GOAL
Copy each record exactly as it reads, leaving out any pictures it holds.

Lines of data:

------------------------------

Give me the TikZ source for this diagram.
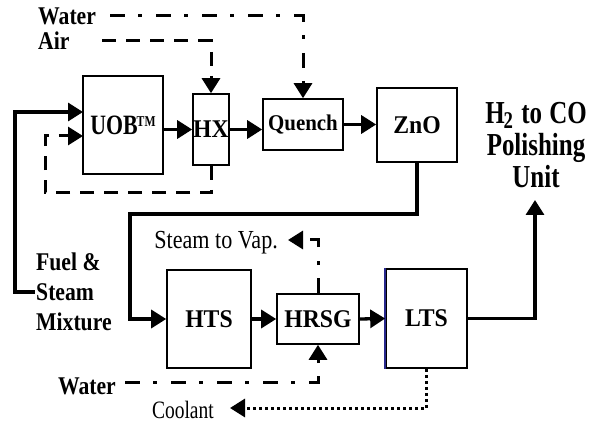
\documentclass[tikz,border=0pt]{standalone}
\usepackage{fontspec}
\setmainfont{Liberation Serif}
\newfontfamily\streamfont[FakeStretch=0.85]{Liberation Serif}
\newfontfamily\unitfont[FakeStretch=0.93]{Liberation Serif}
\newfontfamily\titlefont[FakeStretch=0.78]{Liberation Serif}
\usetikzlibrary{arrows.meta}
\definecolor{edgeblue}{RGB}{40,40,140}
\begin{document}
\begin{tikzpicture}[x=1pt,y=-1pt,
  box/.style={draw,line width=1.6pt,inner sep=0pt,font=\unitfont\bfseries\fontsize{25.5}{30}\selectfont},
  lab/.style={font=\streamfont\bfseries\fontsize{25.5}{30}\selectfont,inner sep=1pt},
  reglab/.style={font=\streamfont\fontsize{26}{30}\selectfont,inner sep=1pt},
  tip/.style={-{Triangle[length=15pt,width=18pt]}},
  flow/.style={line width=3.3pt,tip},
  airflow/.style={line width=3pt,dash pattern=on 14pt off 10pt,tip},
  waterflow/.style={line width=3pt,dash pattern=on 15pt off 13pt on 4pt off 14pt,tip},
  coolflow/.style={line width=3pt,dash pattern=on 3pt off 3pt,tip}
]
\useasboundingbox (0,0) rectangle (595,425);

% process units
\node[box,minimum width=80pt,minimum height=98pt,font=\titlefont\bfseries\fontsize{28}{30}\selectfont] (UOB) at (123,125) {UOB\kern-1pt\raisebox{8pt}{\fontsize{15}{15}\selectfont TM}};
\node[box,minimum width=36pt,minimum height=71pt] (HX) at (211,129.5) {HX};
\node[box,minimum width=80pt,minimum height=51pt,font=\unitfont\bfseries\fontsize{22.5}{26}\selectfont] (Quench) at (303,124.5) {Quench};
\node[box,minimum width=80pt,minimum height=74pt] (ZnO) at (417,125) {ZnO};
\node[box,minimum width=84pt,minimum height=98pt] (HTS) at (209,319) {HTS};
\node[box,minimum width=82pt,minimum height=50pt] (HRSG) at (318,319) {HRSG};
\node[box,minimum width=81pt,minimum height=99pt] (LTS) at (426.5,318.5) {LTS};
\draw[edgeblue,line width=1.6pt] (LTS.south west) -- (LTS.north west);

% stream labels
\node[lab,anchor=west] (water1) at (37,16) {Water};
\node[lab,anchor=west] (air) at (37,41) {Air};
\node[lab,anchor=west,align=left] (fuel) at (35,292) {Fuel \&\\Steam\\Mixture};
\node[lab,align=center,font=\titlefont\bfseries\fontsize{32}{32}\selectfont] (polish) at (536,145) {H\kern-1pt\raisebox{-5pt}[0pt][0pt]{\fontsize{24}{24}\selectfont 2}\hspace{2pt} to\hspace{1pt} CO\\Polishing\\Unit};
\node[reglab,anchor=east] (steam) at (279,243) {Steam to Vap.};
\node[lab,anchor=east] (water2) at (117,386) {Water};
\node[reglab,anchor=east,font=\titlefont\fontsize{25}{30}\selectfont] (coolant) at (215,410) {Coolant};

% bends and free ends
\coordinate (fuelbend) at (15,112);
\coordinate (uobin1) at (83,112);
\coordinate (recbend) at (45,193);
\coordinate (uobin2) at (83,136);
\coordinate (airsrc) at (102,41);
\coordinate (watersrc) at (110,16);
\coordinate (znobend) at (130,214);
\coordinate (steamend) at (288,240);
\coordinate (water2src) at (125,382);
\coordinate (coolend) at (230,408);
\coordinate (polishend) at (535,200);

% main gas path
\draw[flow] (fuel.west) -| (fuelbend) -- (uobin1);
\draw[flow] (UOB.east |- HX.west) -- (HX.west);
\draw[flow] (HX.east) -- (Quench.west |- HX.east);
\draw[flow] (Quench.east) -- (ZnO.west |- Quench.east);
\draw[flow] (ZnO.south) |- (znobend) |- (HTS.west);
\draw[flow] (HTS.east) -- (HRSG.west);
\draw[flow] (HRSG.east) -- (LTS.west);
\draw[flow] (LTS.east) -| (polishend);

% utility streams
\draw[airflow] (HX.south) |- (recbend) |- (uobin2);
\draw[airflow] (airsrc) -| (HX.north);
\draw[waterflow] (watersrc) -| (Quench.north);
\draw[waterflow] (HRSG.north) |- (steamend);
\draw[waterflow] (water2src) -| (HRSG.south);
\draw[coolflow] (LTS.south) |- (coolend);
\end{tikzpicture}
\end{document}
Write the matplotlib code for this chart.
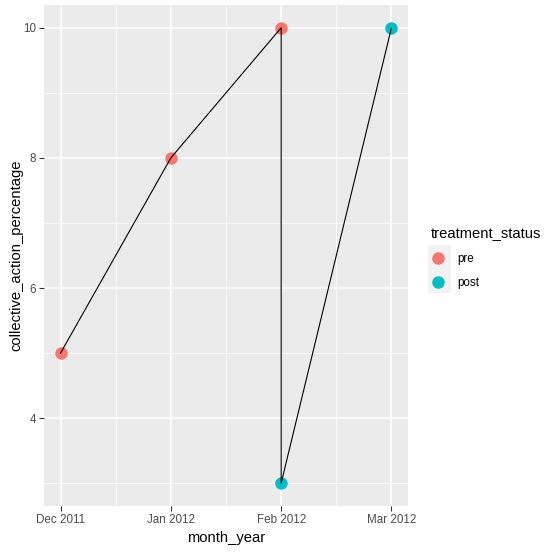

------------------------------

ANSWER FOR THE TASK
Give me the TikZ source for this diagram.
\documentclass[tikz,border=0pt]{standalone}
\usepackage{fontspec}
\setmainfont{Liberation Serif}
\newfontfamily\streamfont[FakeStretch=0.85]{Liberation Serif}
\newfontfamily\unitfont[FakeStretch=0.93]{Liberation Serif}
\newfontfamily\titlefont[FakeStretch=0.78]{Liberation Serif}
\usetikzlibrary{arrows.meta}
\definecolor{edgeblue}{RGB}{40,40,140}
\begin{document}
\begin{tikzpicture}[x=1pt,y=-1pt,
  box/.style={draw,line width=1.6pt,inner sep=0pt,font=\unitfont\bfseries\fontsize{25.5}{30}\selectfont},
  lab/.style={font=\streamfont\bfseries\fontsize{25.5}{30}\selectfont,inner sep=1pt},
  reglab/.style={font=\streamfont\fontsize{26}{30}\selectfont,inner sep=1pt},
  tip/.style={-{Triangle[length=15pt,width=18pt]}},
  flow/.style={line width=3.3pt,tip},
  airflow/.style={line width=3pt,dash pattern=on 14pt off 10pt,tip},
  waterflow/.style={line width=3pt,dash pattern=on 15pt off 13pt on 4pt off 14pt,tip},
  coolflow/.style={line width=3pt,dash pattern=on 3pt off 3pt,tip}
]
\useasboundingbox (0,0) rectangle (595,425);

% process units
\node[box,minimum width=80pt,minimum height=98pt,font=\titlefont\bfseries\fontsize{28}{30}\selectfont] (UOB) at (123,125) {UOB\kern-1pt\raisebox{8pt}{\fontsize{15}{15}\selectfont TM}};
\node[box,minimum width=36pt,minimum height=71pt] (HX) at (211,129.5) {HX};
\node[box,minimum width=80pt,minimum height=51pt,font=\unitfont\bfseries\fontsize{22.5}{26}\selectfont] (Quench) at (303,124.5) {Quench};
\node[box,minimum width=80pt,minimum height=74pt] (ZnO) at (417,125) {ZnO};
\node[box,minimum width=84pt,minimum height=98pt] (HTS) at (209,319) {HTS};
\node[box,minimum width=82pt,minimum height=50pt] (HRSG) at (318,319) {HRSG};
\node[box,minimum width=81pt,minimum height=99pt] (LTS) at (426.5,318.5) {LTS};
\draw[edgeblue,line width=1.6pt] (LTS.south west) -- (LTS.north west);

% stream labels
\node[lab,anchor=west] (water1) at (37,16) {Water};
\node[lab,anchor=west] (air) at (37,41) {Air};
\node[lab,anchor=west,align=left] (fuel) at (35,292) {Fuel \&\\Steam\\Mixture};
\node[lab,align=center,font=\titlefont\bfseries\fontsize{32}{32}\selectfont] (polish) at (536,145) {H\kern-1pt\raisebox{-5pt}[0pt][0pt]{\fontsize{24}{24}\selectfont 2}\hspace{2pt} to\hspace{1pt} CO\\Polishing\\Unit};
\node[reglab,anchor=east] (steam) at (279,243) {Steam to Vap.};
\node[lab,anchor=east] (water2) at (117,386) {Water};
\node[reglab,anchor=east,font=\titlefont\fontsize{25}{30}\selectfont] (coolant) at (215,410) {Coolant};

% bends and free ends
\coordinate (fuelbend) at (15,112);
\coordinate (uobin1) at (83,112);
\coordinate (recbend) at (45,193);
\coordinate (uobin2) at (83,136);
\coordinate (airsrc) at (102,41);
\coordinate (watersrc) at (110,16);
\coordinate (znobend) at (130,214);
\coordinate (steamend) at (288,240);
\coordinate (water2src) at (125,382);
\coordinate (coolend) at (230,408);
\coordinate (polishend) at (535,200);

% main gas path
\draw[flow] (fuel.west) -| (fuelbend) -- (uobin1);
\draw[flow] (UOB.east |- HX.west) -- (HX.west);
\draw[flow] (HX.east) -- (Quench.west |- HX.east);
\draw[flow] (Quench.east) -- (ZnO.west |- Quench.east);
\draw[flow] (ZnO.south) |- (znobend) |- (HTS.west);
\draw[flow] (HTS.east) -- (HRSG.west);
\draw[flow] (HRSG.east) -- (LTS.west);
\draw[flow] (LTS.east) -| (polishend);

% utility streams
\draw[airflow] (HX.south) |- (recbend) |- (uobin2);
\draw[airflow] (airsrc) -| (HX.north);
\draw[waterflow] (watersrc) -| (Quench.north);
\draw[waterflow] (HRSG.north) |- (steamend);
\draw[waterflow] (water2src) -| (HRSG.south);
\draw[coolflow] (LTS.south) |- (coolend);
\end{tikzpicture}
\end{document}
Write the matplotlib code for this chart.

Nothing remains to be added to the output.